The Commission on Accreditation for Law Enforcement Agencies (CALEA) is an organization whose goal is to improve delivery of law enforcement service through an accreditation program. CALEA was established in 1979 by the four major law enforcement membership associations: International Association of Chiefs of Police (lACP); National Organization of Black Law Enforcement Executives (NOBLE); National Sheriffs' Association (NSA); and Police Executive Research Forum (PERF). The members of these four organizations represent approximately 80 percent of the law enforcement profession in this nation.
CALEA's authority is based on these four major law enforcement membership associations. Each year, these four associations select new members for the commission through a majority vote.
The commission's accreditation program provides standards to which law enforcement agencies can choose to comply. These standards cover a wide range of topics and were developed by law enforcement practitioners.
As stated, participation in the accreditation program is voluntary. This helps foster commitment, which is critical at all levels of the organization.
Participation in the accreditation process helps an agency in many ways. For example, accreditation provides a management model that enables an agency to do a better job of providing services, while also controlling liability insurance costs and making supervisors more accountable. The accreditation program also helps the agency per form its administrative duties smoothly and, finally, results in increased governmental and community support.

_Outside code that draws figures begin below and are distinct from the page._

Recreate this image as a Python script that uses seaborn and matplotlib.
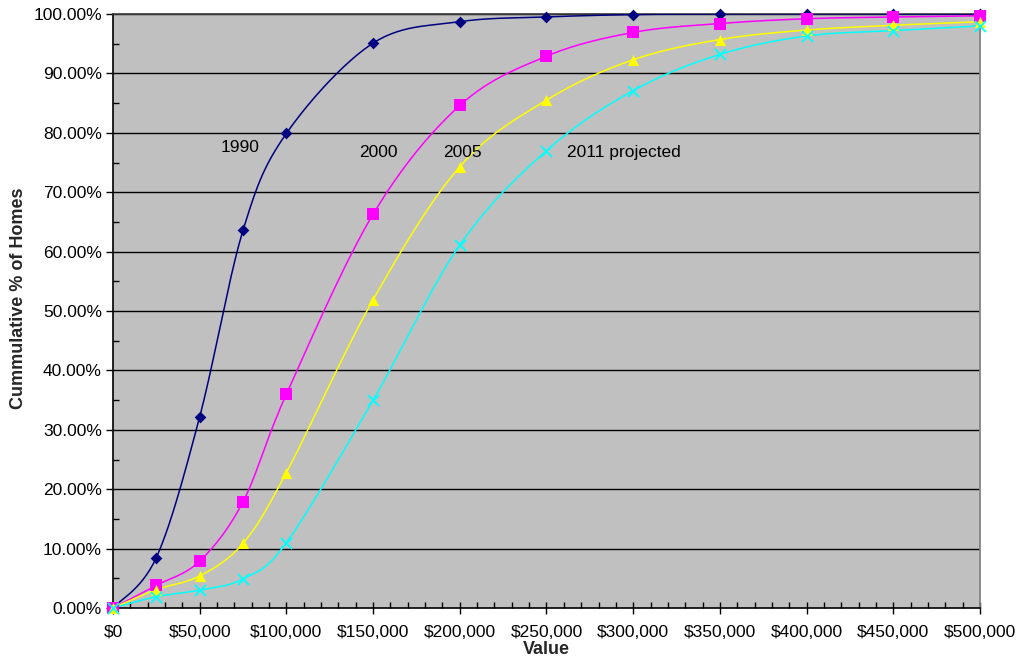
import numpy as np
import pandas as pd
import matplotlib
matplotlib.use("Agg")
import matplotlib.pyplot as plt
from matplotlib.ticker import FuncFormatter, MultipleLocator
import seaborn as sns

# Home values and cumulative share of homes at or below each value
values = [0, 25000, 50000, 75000, 100000, 150000, 200000, 250000,
          300000, 350000, 400000, 450000, 500000]
pct_1990 = [0.0, 8.5, 32.2, 63.6, 79.9, 95.1, 98.7, 99.5, 99.9, 100.0, 100.0, 100.0, 100.0]
pct_2000 = [0.0, 3.8, 7.9, 17.9, 36.0, 66.3, 84.6, 92.9, 96.9, 98.4, 99.2, 99.5, 99.7]
pct_2005 = [0.0, 3.1, 5.4, 10.9, 22.8, 51.9, 74.3, 85.5, 92.3, 95.7, 97.3, 98.1, 98.7]
pct_2011 = [0.0, 1.9, 3.0, 4.9, 11.0, 35.0, 61.1, 77.0, 87.1, 93.2, 96.3, 97.2, 98.0]

series_names = ["1990", "2000", "2005", "2011 projected"]
series_values = [pct_1990, pct_2000, pct_2005, pct_2011]

colors = {"1990": "#000080", "2000": "#FF00FF", "2005": "#FFFF00", "2011 projected": "#00FFFF"}
markers = {"1990": "D", "2000": "s", "2005": "^", "2011 projected": "x"}
msizes = {"1990": 6, "2000": 8, "2005": 8, "2011 projected": 8}

# Curve label positions (value, fraction)
label_pos = {"1990": (73000, 0.776), "2000": (152800, 0.766),
             "2005": (201300, 0.766), "2011 projected": (261800, 0.766)}
label_ha = {"1990": "center", "2000": "center", "2005": "center", "2011 projected": "left"}

rows = []
for name, vals in zip(series_names, series_values):
    for v, p in zip(values, vals):
        rows.append({"Value": v, "Share": p / 100.0, "Series": name})
df = pd.DataFrame(rows)

sns.set_theme(style="white")
plt.rcParams["font.family"] = ["Liberation Sans", "DejaVu Sans"]

fig = plt.figure(figsize=(10.2, 6.6), dpi=100)
ax = fig.add_axes([113 / 1020, 1 - 608 / 660, 867 / 1020, 594 / 660])
ax.set_facecolor("#C0C0C0")
ax.set_xlim(0, 500000)
ax.set_ylim(0, 1.0)


def smooth_line(xs, ys, steps=30):
    """Spreadsheet-style smoothed line: cubic Bezier segments with
    Catmull-Rom control points, computed in axis-fraction space."""
    xs = np.asarray(xs, float) / 500000.0
    ys = np.asarray(ys, float)
    n = len(xs)
    out_x, out_y = [], []
    t = np.linspace(0, 1, steps)
    for i in range(n - 1):
        p0 = np.array([xs[max(i - 1, 0)], ys[max(i - 1, 0)]])
        p1 = np.array([xs[i], ys[i]])
        p2 = np.array([xs[i + 1], ys[i + 1]])
        p3 = np.array([xs[min(i + 2, n - 1)], ys[min(i + 2, n - 1)]])
        c1 = p1 + (p2 - p0) / 6.0
        c2 = p2 - (p3 - p1) / 6.0
        pts = (((1 - t) ** 3)[:, None] * p1 + (3 * (1 - t) ** 2 * t)[:, None] * c1
               + (3 * (1 - t) * t ** 2)[:, None] * c2 + (t ** 3)[:, None] * p2)
        out_x.extend(pts[:, 0] * 500000.0)
        out_y.extend(pts[:, 1])
    return np.array(out_x), np.array(out_y)


# Horizontal gridlines every 10%
for g in np.arange(0.1, 1.01, 0.1):
    ax.axhline(g, color="black", lw=1.0, zorder=1)

for name in series_names:
    sub = df[df["Series"] == name]
    sx, sy = smooth_line(sub["Value"], sub["Share"])
    curve = pd.DataFrame({"Value": sx, "Share": sy})
    sns.lineplot(data=curve, x="Value", y="Share", ax=ax, color=colors[name],
                 lw=1.1, sort=False, estimator=None, zorder=3)
    mk = markers[name]
    kw = dict(marker=mk, s=msizes[name] ** 2, color=colors[name], zorder=4, clip_on=False)
    if mk == "x":
        kw.update(linewidth=1.3)
    else:
        kw.update(edgecolor=colors[name], linewidth=0)
    sns.scatterplot(data=sub, x="Value", y="Share", ax=ax, legend=False, **kw)
    lx, ly = label_pos[name]
    ax.text(lx, ly, name, fontsize=12.5, ha=label_ha[name], va="center", color="black", zorder=5)

# Axes styling
ax.xaxis.set_major_locator(MultipleLocator(50000))
ax.xaxis.set_minor_locator(MultipleLocator(10000))
ax.yaxis.set_major_locator(MultipleLocator(0.1))
ax.yaxis.set_minor_locator(MultipleLocator(0.05))
ax.xaxis.set_major_formatter(FuncFormatter(lambda v, _: f"${v:,.0f}"))
ax.yaxis.set_major_formatter(FuncFormatter(lambda v, _: f"{v * 100:.2f}%"))
ax.tick_params(axis="x", which="major", direction="inout", length=8, width=1, labelsize=12.5, pad=8, colors="black")
ax.tick_params(axis="x", which="minor", direction="in", length=4, width=1, colors="black")
ax.tick_params(axis="y", which="major", direction="out", length=5, width=1, labelsize=12.5, pad=3, colors="black")
ax.tick_params(axis="y", which="minor", direction="in", length=4, width=1, colors="black")
ax.tick_params(bottom=True, left=True, which="both")

for side in ["left", "bottom"]:
    ax.spines[side].set_color("black")
    ax.spines[side].set_linewidth(1.2)
ax.spines["right"].set_color("#808080")
ax.spines["top"].set_color("#404040")

ax.set_xlabel("Value", fontsize=13, fontweight="bold")
ax.xaxis.set_label_coords(0.5, -0.056)
ax.set_ylabel("Cummulative % of Homes", fontsize=13, fontweight="bold")
ax.yaxis.set_label_coords(-0.099, 0.522)

fig.savefig("out.png", dpi=100, facecolor="white")
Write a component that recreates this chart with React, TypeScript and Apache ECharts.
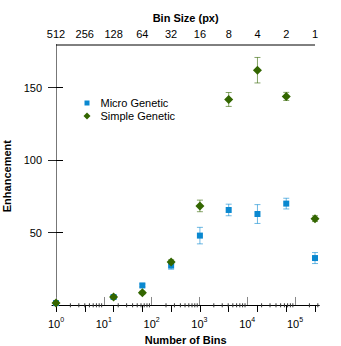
import React, { useEffect, useRef } from "react";
import * as echarts from "echarts";

const bins = [1, 16, 64, 256, 1024, 4096, 16384, 65536, 262144];
const microValues = [1.3, 5.5, 13.5, 27.2, 47.9, 65.6, 62.8, 70.0, 32.4];
const microErrors = [0.5, 1.0, 1.0, 2.5, 5.7, 4.0, 6.5, 3.7, 3.8];
const simpleValues = [1.3, 5.5, 8.5, 29.7, 68.4, 141.9, 162.1, 144.0, 59.6];
const simpleErrors = [0.5, 0.8, 1.0, 1.5, 4.0, 4.8, 8.8, 2.8, 2.0];
const binSizes = [512, 256, 128, 64, 32, 16, 8, 4, 2, 1];
const decades = [0, 1, 2, 3, 4, 5];
const yTicks = [50, 100, 150];

const X_MIN = -0.084;
const X_MAX = 5.508;
const Y_MIN = -1.6;
const Y_MAX = 179.5;

const FONT = "'Liberation Sans', Arial, Helvetica, sans-serif";
const BLUE = "#0a88d0";
const GREEN = "#336600";

const sizeToLog = (s: number) => Math.log10(Math.pow(512 / s, 2));

export default function App() {
  const ref = useRef<HTMLDivElement>(null);
  useEffect(() => {
    if (!ref.current) return;
    const chart = echarts.init(ref.current, undefined, { renderer: "svg" });

    const minorTicks: number[] = [];
    decades.forEach((d) => {
      for (let k = 2; k <= 9; k++) {
        const v = d + Math.log10(k);
        if (v <= X_MAX) minorTicks.push(v);
      }
    });

    const errSeries = (name: string, vals: number[], errs: number[], color: string) => ({
      type: "custom",
      name,
      coordinateSystem: "cartesian2d",
      xAxisIndex: 0,
      yAxisIndex: 0,
      clip: false,
      silent: true,
      z: 1,
      data: bins.map((b, i) => [Math.log10(b), vals[i], errs[i]]),
      renderItem: (params: any, api: any) => {
        const x = api.value(0);
        const y = api.value(1);
        const e = api.value(2);
        const top = api.coord([x, y + e]);
        const bot = api.coord([x, y - e]);
        const w = 3;
        const style = { stroke: color, lineWidth: 1, opacity: 0.6 };
        return {
          type: "group",
          children: [
            { type: "line", shape: { x1: top[0], y1: top[1], x2: bot[0], y2: bot[1] }, style },
            { type: "line", shape: { x1: top[0] - w, y1: top[1], x2: top[0] + w, y2: top[1] }, style },
            { type: "line", shape: { x1: bot[0] - w, y1: bot[1], x2: bot[0] + w, y2: bot[1] }, style },
          ],
        };
      },
    });

    const option: any = {
      animation: false,
      textStyle: { fontFamily: FONT },
      grid: { left: 52, right: 21.7, top: 45, bottom: 38.7, containLabel: false, outerBoundsMode: "none" },
      legend: {
        orient: "vertical",
        left: 82.5,
        top: 97.5,
        padding: 0,
        itemGap: 2,
        itemWidth: 9,
        itemHeight: 9,
        textStyle: { fontFamily: FONT, fontSize: 11, color: "#000", padding: [0, 0, 0, 4] },
        data: [
          { name: "Micro Genetic", icon: "path://M0,0M2,2h5v5h-5zM9,9" },
          { name: "Simple Genetic", icon: "path://M0,0M4.5,1L8,4.5L4.5,8L1,4.5ZM9,9" },
        ],
      },
      xAxis: [
        {
          type: "value",
          position: "bottom",
          min: X_MIN,
          max: X_MAX,
          name: "Number of Bins",
          nameLocation: "middle",
          nameGap: 27,
          nameTextStyle: { fontFamily: FONT, fontSize: 11, fontWeight: "bold", color: "#000" },
          splitLine: { show: false },
          axisLine: { show: true, lineStyle: { color: "#000", width: 1 } },
          axisTick: {
            show: true,
            inside: true,
            length: 8,
            customValues: decades,
            lineStyle: { color: "#888" },
          },
          axisLabel: {
            customValues: decades,
            margin: 9,
            formatter: (v: number) => `{b|10}{s|${Math.round(v)}}`,
            rich: {
              b: { fontFamily: FONT, fontSize: 11, color: "#000", verticalAlign: "bottom" },
              s: { fontFamily: FONT, fontSize: 7, color: "#000", verticalAlign: "top", padding: [0, 0, 6, 0] },
            },
          },
        },
        {
          type: "value",
          position: "top",
          min: X_MIN,
          max: X_MAX,
          name: "Bin Size (px)",
          nameLocation: "middle",
          nameGap: 21,
          nameTextStyle: { fontFamily: FONT, fontSize: 11, fontWeight: "bold", color: "#000" },
          splitLine: { show: false },
          axisLine: { show: false },
          axisTick: {
            show: true,
            inside: true,
            length: 7,
            customValues: binSizes.map(sizeToLog),
            lineStyle: { color: "#000" },
          },
          axisLabel: {
            customValues: binSizes.map(sizeToLog),
            margin: 6,
            fontFamily: FONT,
            fontSize: 11,
            color: "#000",
            formatter: (v: number) => String(Math.round(512 / Math.pow(10, v / 2))),
          },
        },
      ],
      yAxis: [
        {
          type: "value",
          position: "left",
          min: Y_MIN,
          max: Y_MAX,
          name: "Enhancement",
          nameLocation: "middle",
          nameGap: 38,
          nameTextStyle: { fontFamily: FONT, fontSize: 11, fontWeight: "bold", color: "#000" },
          splitLine: { show: false },
          axisLine: { show: true, lineStyle: { color: "#000", width: 1 } },
          axisTick: { show: true, inside: true, length: 7, customValues: yTicks, lineStyle: { color: "#000" } },
          axisLabel: { customValues: yTicks, margin: 10, fontFamily: FONT, fontSize: 11, color: "#000" },
        },
        {
          type: "value",
          position: "right",
          min: Y_MIN,
          max: Y_MAX,
          splitLine: { show: false },
          axisLine: { show: true, lineStyle: { color: "#777", width: 1 } },
          axisTick: { show: true, inside: true, length: 8, customValues: yTicks, lineStyle: { color: "#222" } },
          axisLabel: { show: false },
        },
      ],
      series: [
        {
          type: "custom",
          name: "minorTicks",
          coordinateSystem: "cartesian2d",
          xAxisIndex: 0,
          yAxisIndex: 0,
          clip: false,
          silent: true,
          data: minorTicks.map((v) => [v, Y_MIN]),
          renderItem: (params: any, api: any) => {
            const p = api.coord([api.value(0), api.value(1)]);
            return {
              type: "line",
              shape: { x1: p[0], y1: p[1], x2: p[0], y2: p[1] - 4 },
              style: { stroke: "#333", lineWidth: 1 },
            };
          },
        },
        {
          type: "custom",
          name: "topLine",
          coordinateSystem: "cartesian2d",
          xAxisIndex: 0,
          yAxisIndex: 0,
          clip: false,
          silent: true,
          data: [[sizeToLog(binSizes[0]), sizeToLog(binSizes[binSizes.length - 1]), Y_MAX]],
          renderItem: (params: any, api: any) => {
            const a = api.coord([api.value(0), api.value(2)]);
            const b = api.coord([api.value(1), api.value(2)]);
            return {
              type: "line",
              shape: { x1: a[0], y1: a[1], x2: b[0], y2: b[1] },
              style: { stroke: "#000", lineWidth: 1 },
            };
          },
        },
        errSeries("Micro Genetic err", microValues, microErrors, BLUE),
        errSeries("Simple Genetic err", simpleValues, simpleErrors, GREEN),
        {
          type: "scatter",
          name: "Micro Genetic",
          symbol: "rect",
          symbolSize: 6,
          itemStyle: { color: BLUE, opacity: 1 },
          z: 3,
          data: bins.map((b, i) => [Math.log10(b), microValues[i]]),
        },
        {
          type: "scatter",
          name: "Simple Genetic",
          symbol: "diamond",
          symbolSize: 9,
          itemStyle: { color: GREEN, opacity: 1 },
          z: 4,
          data: bins.map((b, i) => [Math.log10(b), simpleValues[i]]),
        },
      ],
    };
    chart.setOption(option);
    return () => chart.dispose();
  }, []);
  return (
    <div
      ref={ref}
      style={{ position: "fixed", left: 0, top: 0, width: 341, height: 346, background: "#fff" }}
    />
  );
}
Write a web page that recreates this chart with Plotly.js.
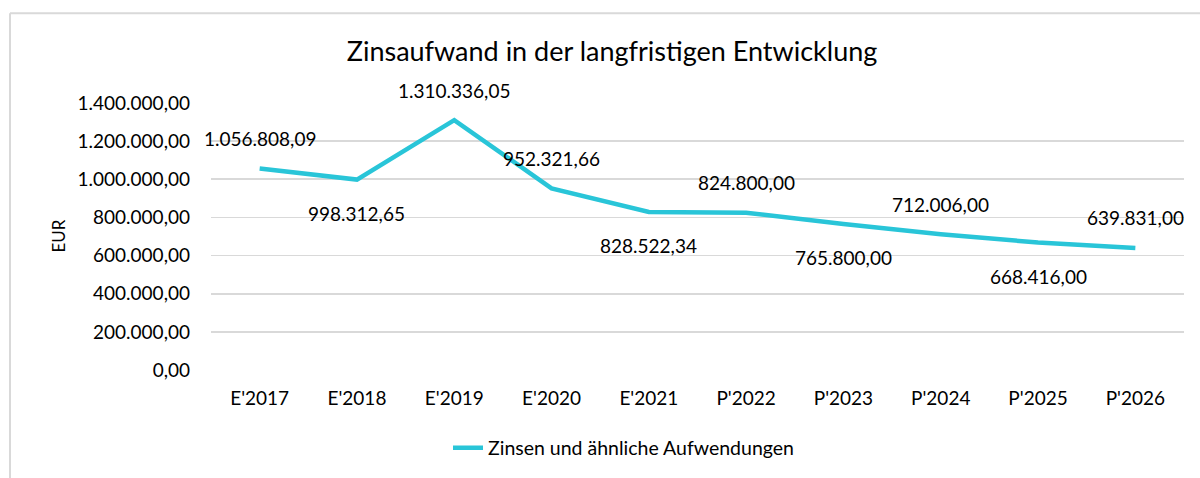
<!DOCTYPE html>
<html>
<head>
<meta charset="utf-8">
<script src="https://cdn.plot.ly/plotly-3.0.1.min.js"></script>
<style>
  html, body { margin: 0; padding: 0; background: #fff; }
  #chart { width: 1200px; height: 478px; }
</style>
</head>
<body>
<div id="chart"></div>
<script>
const categories = ["E'2017", "E'2018", "E'2019", "E'2020", "E'2021", "P'2022", "P'2023", "P'2024", "P'2025", "P'2026"];
const zinsen = [1056808.09, 998312.65, 1310336.05, 952321.66, 828522.34, 824800.00, 765800.00, 712006.00, 668416.00, 639831.00];
const labelSide = ["above", "below", "above", "above", "below", "above", "below", "above", "below", "above"];
const yTicks = [0, 200000, 400000, 600000, 800000, 1000000, 1200000, 1400000];
const seriesName = "Zinsen und ähnliche Aufwendungen";
const chartTitle = "Zinsaufwand in der langfristigen Entwicklung";
const yTitle = "EUR";

function fmtDE(v) {
  const fixed = v.toFixed(2);
  const parts = fixed.split(".");
  const intPart = parts[0].replace(/\B(?=(\d{3})+(?!\d))/g, ".");
  return intPart + "," + parts[1];
}

const FONT = "Lato, 'Open Sans', sans-serif";
const W = 1200, H = 478;
const L = 211, R = 16, T = 103, B = 107;
const pw = W - L - R, ph = H - T - B;
const px2x = p => (p - L) / pw;
const py2y = p => (H - B - p) / ph;

const annotations = categories.map((c, i) => ({
  x: c, y: zinsen[i], xref: 'x', yref: 'y',
  text: fmtDE(zinsen[i]), showarrow: false,
  yanchor: 'middle', xanchor: 'center',
  yshift: labelSide[i] === 'above' ? 30 : -34,
  font: { family: FONT, size: 19, color: '#000' }
}));
annotations.push({
  xref: 'paper', yref: 'paper', x: px2x(58), y: py2y(237),
  text: yTitle, showarrow: false, textangle: -90,
  xanchor: 'center', yanchor: 'middle',
  font: { family: FONT, size: 17, color: '#000' }
});

const trace = {
  type: 'scatter', mode: 'lines',
  x: categories, y: zinsen, name: seriesName,
  line: { color: '#29C5D8', width: 4.5 },
  hoverinfo: 'skip'
};

const layout = {
  width: W, height: H,
  margin: { l: L, r: R, t: T, b: B, pad: 0 },
  paper_bgcolor: '#fff', plot_bgcolor: '#fff',
  separators: ',.',
  font: { family: FONT, size: 19, color: '#000' },
  title: {
    text: chartTitle, x: px2x(612), xref: 'paper', xanchor: 'center',
    y: 1 - 52 / H, yanchor: 'middle',
    font: { family: FONT, size: 27, color: '#000' }
  },
  showlegend: true,
  legend: {
    orientation: 'h', x: px2x(448), y: py2y(448), xanchor: 'left', yanchor: 'middle',
    font: { family: FONT, size: 19.5, color: '#000' }, bgcolor: 'rgba(0,0,0,0)'
  },
  xaxis: {
    type: 'category', range: [-0.5, categories.length - 0.5],
    showgrid: false, zeroline: false, showline: false,
    ticks: '', ticklabelstandoff: 15,
    tickfont: { family: FONT, size: 19, color: '#000' }
  },
  yaxis: {
    range: [0, 1400000], tickvals: yTicks, tickformat: ',.2f',
    showgrid: true, gridcolor: '#d9d9d9', gridwidth: 1.6,
    zeroline: false, showline: false, ticks: '', ticklabelstandoff: 20,
    tickfont: { family: FONT, size: 19, color: '#000' }
  },
  annotations: annotations,
  shapes: [
    { type: 'line', xref: 'paper', yref: 'paper', x0: px2x(10), x1: px2x(10), y0: py2y(13), y1: py2y(480), line: { color: '#d9d9d9', width: 2 } },
    { type: 'line', xref: 'paper', yref: 'paper', x0: px2x(10), x1: px2x(1202), y0: py2y(13), y1: py2y(13), line: { color: '#d9d9d9', width: 2 } }
  ]
};

Plotly.newPlot('chart', [trace], layout, { staticPlot: true, displayModeBar: false });
</script>
</body>
</html>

Although relatively new to the law enforcement field, universities, hospitals and other professional organizations have, for many years, undergone similar accreditation processes to prove compliance with a set of professional, nationwide standards.
Law enforcement accreditation requires meeting up to 484 (March 2015) independently reviewed professional standards that address six major law enforcement subjects, including: role, responsibilities and relationships with other agencies; organization, management and administration; personnel administration; law enforcement operations, operational support and traffic law support; prisoner and court-related services; and auxiliary and technical services.
In December of 2003 the Rockford Police Department began the process of obtaining accreditation through the CALEA and in the spring of 2010 we were awarded our first accreditation. The Rockford Police Department received its first re-accreditation in the spring of 2012 and we will accept our second re-accreditation in July of 2015.
- Nationwide recognition of professional excellence
- Community understanding and support
- Pro-active management systems, polices, and procedures documented
- Liability litigations are reduced
- Enhances the morale of department personnel
- Adherence to law enforcement standards reinforces public confidence in police departments much the same as it does for hospitals, universities, and other professional services
- Accreditation makes a statement to other law enforcement agencies, professions and the community that the Rockford Police Department meets the highest level of standards and professionalism
As of March of 2015, there are currently 644 law enforcement agencies in the United States, seven in Canada, four in Mexico and one in Barbados accredited under the Law Enforcement Accreditation program. Another 151 agencies are seeking their initial award.